Le gemmage a, comme on sait, pour objet l’extraction de la résine des plus au moyen d’incisions plus ou moins profondes, suivant que l’arbre doit être prochainement abattu ou qu’il doit continuer à végéter encore. La résine brute ainsi récoltée donne par la distillation de l’essence de térébenthine, et laisse comme résidu le brai ou goudron, qui a lui-même une certaine valeur. Introduit en Corse depuis peu d’années seulement, le gemmage n’y est pas encore pratiqué sur une bien grande échelle, car on n’en évalue pas la production totale à plus de 300,000 kilogrammes de résine. Si cette industrie n’a pas pris jusqu’ici plus de développement, il faut l’attribuer au manque d’ouvriers et au prix élevé du bois de feu employé pour la distillation. Quoique ce bois n’ait aucune valeur en forêt, la difficulté du transport est telle qu’il revient à 3 francs le stère, rendu par exemple à la distillerie de Vivario, qui n’est elle-même qu’à 2 kilomètres de la forêt de Vizzavone. Indépendamment de la concession de Valdoniello, dont je viens de parler, il y a eu trois autres adjudications de gemmage portant sur 55,000 arbres environ et ayant rapporté au trésor une somme de 57,845 francs; mais jusqu’ici les opérations sont à peine commencées.
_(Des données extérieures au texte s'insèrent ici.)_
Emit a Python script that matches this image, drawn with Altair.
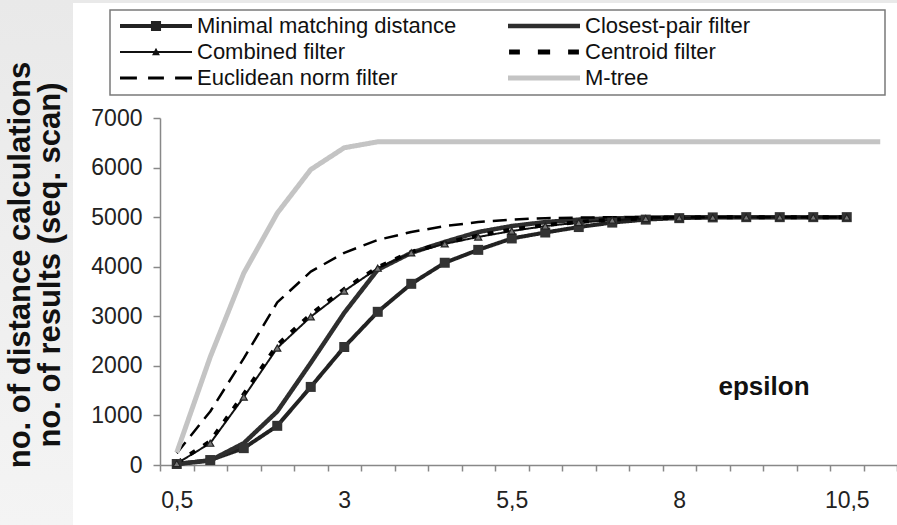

On ne peut donc que se féliciter des résultats obtenus au point de vue forestier et financier par l’ouverture des routes récemment construites, et tout fait espérer qu’on ne s’en tiendra pas là; mais jusqu’à présent la situation matérielle des habitans en a été encore peu affectée. Bien que les exploitations de forêts aient nécessité l’emploi d’une main-d’œuvre considérable, ils s’en sont tenus à l’écart, et ont abandonné aux Lucquois le salaire élevé[1] qu’ils y auraient trouvé. Ils n’ont conservé pour eux que les charrois, qui leur procurent déjà d’assez beaux bénéfices. La plupart des entrepreneurs sont également Corses. Quelques-uns ont réussi, d’autres se sont ruinés pour avoir voulu aller trop vite, et faute de s’être rendu compte des conditions économiques au milieu desquelles ils se trou-

  1. La journée du Lucquois vaut actuellement 2 fr. 50 c, plus la nourriture, qui ne consiste d’ailleurs qu’en châtaignes séchées.